*SET EXERCISE*
Quote every line as written. Omit pictures.

━━ DATA

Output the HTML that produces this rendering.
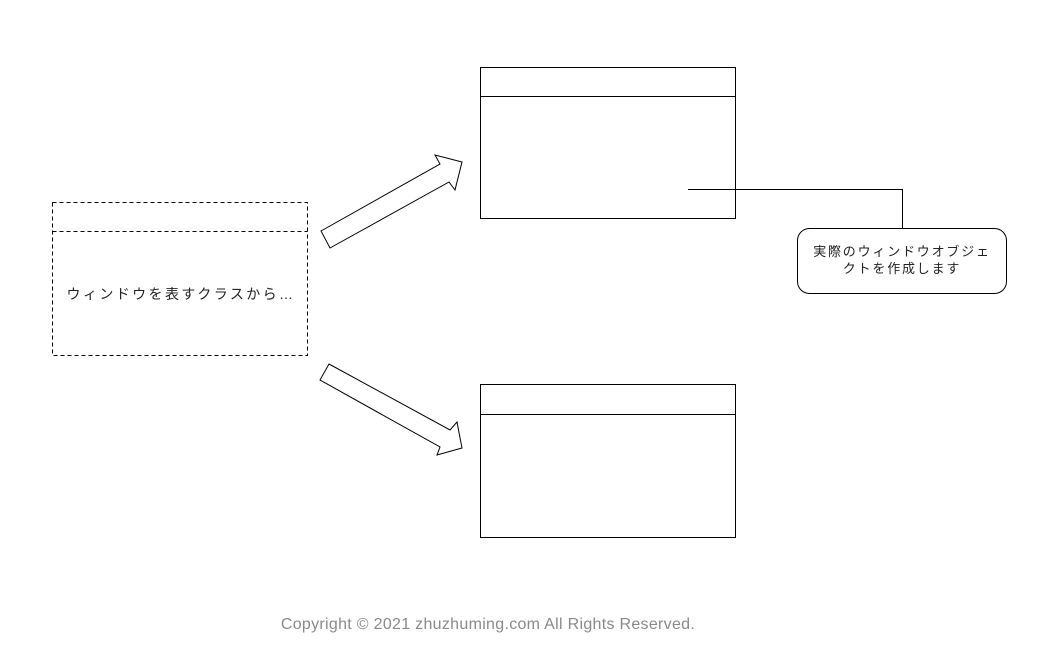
<!DOCTYPE html>
<html><head><meta charset="utf-8"><style>
html,body{margin:0;padding:0;background:#fff;width:1039px;height:651px;overflow:hidden}
svg{display:block}
text{font-family:"Liberation Sans","Noto Sans CJK JP",sans-serif}
</style></head><body>
<svg width="1039" height="651" viewBox="0 0 1039 651" xmlns="http://www.w3.org/2000/svg">
<g fill="none" stroke="#000" stroke-width="1">
<rect x="52.5" y="202.5" width="255" height="153" stroke-dasharray="4,3"/>
<line x1="52.5" y1="231.5" x2="307.5" y2="231.5" stroke-dasharray="4,3"/>
<rect x="480.5" y="67.5" width="255" height="151"/>
<line x1="480.5" y1="96.5" x2="735.5" y2="96.5"/>
<rect x="480.5" y="384.5" width="255" height="153"/>
<line x1="480.5" y1="414.5" x2="735.5" y2="414.5"/>
<polygon points="321,231 440,164 435,155 462,162 455,190 449,182 330,248"/>
<polygon points="329,364 450,430 457,422 462,448 437,455 440,447 320,380"/>
<polyline points="688,189.5 902.5,189.5 902.5,228"/>
<rect x="797.5" y="228.5" width="209" height="65" rx="12" fill="#fff"/>
</g>
<text x="181" y="299" font-size="14" letter-spacing="2.4" text-anchor="middle" fill="#222">ウィンドウを表すクラスから…</text>
<text x="902" y="256" font-size="13" letter-spacing="1.8" text-anchor="middle" fill="#222">実際のウィンドウオブジェ</text>
<text x="902" y="273" font-size="13" letter-spacing="1.8" text-anchor="middle" fill="#222">クトを作成します</text>
<text x="488" y="629" font-size="16" letter-spacing="0.3" text-anchor="middle" fill="#8a8a8a">Copyright © 2021 zhuzhuming.com All Rights Reserved.</text>
</svg>
</body></html>
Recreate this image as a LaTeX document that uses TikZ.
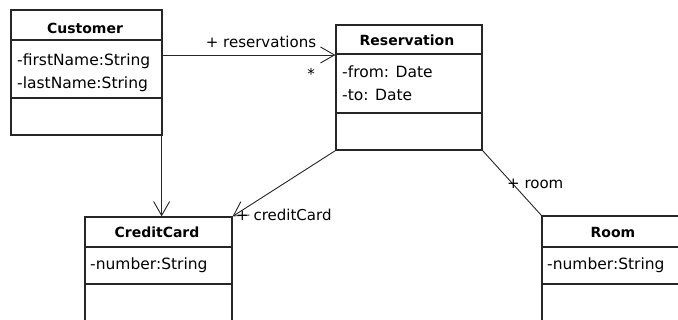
\documentclass[tikz,border=0pt]{standalone}
\usepackage{fontspec}
\setmainfont{DejaVu Sans}
\usetikzlibrary{arrows.meta,calc}
\tikzset{
  classbox/.style={draw=black!85, line width=1.2pt, fill=white, rectangle, inner sep=0pt},
  divider/.style={draw=black!85, line width=1.2pt},
  classname/.style={font=\fontsize{14}{16}\selectfont\bfseries, anchor=base, inner sep=0pt},
  attr/.style={font=\fontsize{15.5}{17}\selectfont, anchor=base west, inner sep=0pt},
  rolelabel/.style={font=\fontsize{15}{17}\selectfont, inner sep=0pt},
  assoc/.style={draw=black!85, line width=0.9pt},
  navig/.style={assoc, -{Straight Barb[length=14pt, width=16pt, line width=0.9pt]}},
}
\begin{document}
\begin{tikzpicture}[x=1pt, y=-1pt]
\useasboundingbox (0,0) rectangle (678,320);

% Customer
\node[classbox, minimum width=151pt, minimum height=125pt] (cust) at (86.5,72.5) {};
\draw[divider] (cust.west |- 0,40) -- (cust.east |- 0,40);
\draw[divider] (cust.west |- 0,98) -- (cust.east |- 0,98);
\node[classname] (custname) at (85,34) {Customer};
\node[attr] (custa1) at (17,66) {-firstName:String};
\node[attr] (custa2) at (17,89) {-lastName:String};

% Reservation
\node[classbox, minimum width=146pt, minimum height=125pt] (res) at (409,87.5) {};
\draw[divider] (res.west |- 0,54) -- (res.east |- 0,54);
\draw[divider] (res.west |- 0,113) -- (res.east |- 0,113);
\node[classname] (resname) at (407,46) {Reservation};
\node[attr] (resa1) at (342,78) {-from: Date};
\node[attr] (resa2) at (342,101) {-to: Date};

% CreditCard
\node[classbox, minimum width=147pt, minimum height=107pt] (cc) at (158.5,270.5) {};
\draw[divider] (cc.west |- 0,247) -- (cc.east |- 0,247);
\draw[divider] (cc.west |- 0,284) -- (cc.east |- 0,284);
\node[classname] (ccname) at (157,238) {CreditCard};
\node[attr] (cca1) at (90,270) {-number:String};

% Room
\node[classbox, minimum width=142pt, minimum height=108pt] (room) at (613,270) {};
\draw[divider] (room.west |- 0,247) -- (room.east |- 0,247);
\draw[divider] (room.west |- 0,284) -- (room.east |- 0,284);
\node[classname] (roomname) at (613,238) {Room};
\node[attr] (rooma1) at (547,270) {-number:String};

% Associations
\draw[navig] (cust.north east |- 0,55) -- (res.north west |- 0,55);
\node[rolelabel] (lres) at (261,42) {+ reservations};
\node[rolelabel] (mres) at (311,74) {*};

\draw[navig] ([xshift=-1pt]cust.south east) -- ([xshift=-1pt]cust.south east |- cc.north);

\draw[navig] (res.south west) -- (cc.north east);
\node[rolelabel, anchor=west] (lcc) at (236,215) {+ creditCard};

\draw[assoc] (res.south east) -- (room.north west);
\node[rolelabel, anchor=west] (lroom) at (507,184) {+ room};
\end{tikzpicture}
\end{document}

━━━━

*REPLY*
Output the HTML that produces this rendering.
<!DOCTYPE html>
<html><head><meta charset="utf-8"><style>
html,body{margin:0;padding:0;background:#fff;width:1039px;height:651px;overflow:hidden}
svg{display:block}
text{font-family:"Liberation Sans","Noto Sans CJK JP",sans-serif}
</style></head><body>
<svg width="1039" height="651" viewBox="0 0 1039 651" xmlns="http://www.w3.org/2000/svg">
<g fill="none" stroke="#000" stroke-width="1">
<rect x="52.5" y="202.5" width="255" height="153" stroke-dasharray="4,3"/>
<line x1="52.5" y1="231.5" x2="307.5" y2="231.5" stroke-dasharray="4,3"/>
<rect x="480.5" y="67.5" width="255" height="151"/>
<line x1="480.5" y1="96.5" x2="735.5" y2="96.5"/>
<rect x="480.5" y="384.5" width="255" height="153"/>
<line x1="480.5" y1="414.5" x2="735.5" y2="414.5"/>
<polygon points="321,231 440,164 435,155 462,162 455,190 449,182 330,248"/>
<polygon points="329,364 450,430 457,422 462,448 437,455 440,447 320,380"/>
<polyline points="688,189.5 902.5,189.5 902.5,228"/>
<rect x="797.5" y="228.5" width="209" height="65" rx="12" fill="#fff"/>
</g>
<text x="181" y="299" font-size="14" letter-spacing="2.4" text-anchor="middle" fill="#222">ウィンドウを表すクラスから…</text>
<text x="902" y="256" font-size="13" letter-spacing="1.8" text-anchor="middle" fill="#222">実際のウィンドウオブジェ</text>
<text x="902" y="273" font-size="13" letter-spacing="1.8" text-anchor="middle" fill="#222">クトを作成します</text>
<text x="488" y="629" font-size="16" letter-spacing="0.3" text-anchor="middle" fill="#8a8a8a">Copyright © 2021 zhuzhuming.com All Rights Reserved.</text>
</svg>
</body></html>
Recreate this image as a LaTeX document that uses TikZ.
\documentclass[tikz,border=0pt]{standalone}
\usepackage{fontspec}
\setmainfont{DejaVu Sans}
\usetikzlibrary{arrows.meta,calc}
\tikzset{
  classbox/.style={draw=black!85, line width=1.2pt, fill=white, rectangle, inner sep=0pt},
  divider/.style={draw=black!85, line width=1.2pt},
  classname/.style={font=\fontsize{14}{16}\selectfont\bfseries, anchor=base, inner sep=0pt},
  attr/.style={font=\fontsize{15.5}{17}\selectfont, anchor=base west, inner sep=0pt},
  rolelabel/.style={font=\fontsize{15}{17}\selectfont, inner sep=0pt},
  assoc/.style={draw=black!85, line width=0.9pt},
  navig/.style={assoc, -{Straight Barb[length=14pt, width=16pt, line width=0.9pt]}},
}
\begin{document}
\begin{tikzpicture}[x=1pt, y=-1pt]
\useasboundingbox (0,0) rectangle (678,320);

% Customer
\node[classbox, minimum width=151pt, minimum height=125pt] (cust) at (86.5,72.5) {};
\draw[divider] (cust.west |- 0,40) -- (cust.east |- 0,40);
\draw[divider] (cust.west |- 0,98) -- (cust.east |- 0,98);
\node[classname] (custname) at (85,34) {Customer};
\node[attr] (custa1) at (17,66) {-firstName:String};
\node[attr] (custa2) at (17,89) {-lastName:String};

% Reservation
\node[classbox, minimum width=146pt, minimum height=125pt] (res) at (409,87.5) {};
\draw[divider] (res.west |- 0,54) -- (res.east |- 0,54);
\draw[divider] (res.west |- 0,113) -- (res.east |- 0,113);
\node[classname] (resname) at (407,46) {Reservation};
\node[attr] (resa1) at (342,78) {-from: Date};
\node[attr] (resa2) at (342,101) {-to: Date};

% CreditCard
\node[classbox, minimum width=147pt, minimum height=107pt] (cc) at (158.5,270.5) {};
\draw[divider] (cc.west |- 0,247) -- (cc.east |- 0,247);
\draw[divider] (cc.west |- 0,284) -- (cc.east |- 0,284);
\node[classname] (ccname) at (157,238) {CreditCard};
\node[attr] (cca1) at (90,270) {-number:String};

% Room
\node[classbox, minimum width=142pt, minimum height=108pt] (room) at (613,270) {};
\draw[divider] (room.west |- 0,247) -- (room.east |- 0,247);
\draw[divider] (room.west |- 0,284) -- (room.east |- 0,284);
\node[classname] (roomname) at (613,238) {Room};
\node[attr] (rooma1) at (547,270) {-number:String};

% Associations
\draw[navig] (cust.north east |- 0,55) -- (res.north west |- 0,55);
\node[rolelabel] (lres) at (261,42) {+ reservations};
\node[rolelabel] (mres) at (311,74) {*};

\draw[navig] ([xshift=-1pt]cust.south east) -- ([xshift=-1pt]cust.south east |- cc.north);

\draw[navig] (res.south west) -- (cc.north east);
\node[rolelabel, anchor=west] (lcc) at (236,215) {+ creditCard};

\draw[assoc] (res.south east) -- (room.north west);
\node[rolelabel, anchor=west] (lroom) at (507,184) {+ room};
\end{tikzpicture}
\end{document}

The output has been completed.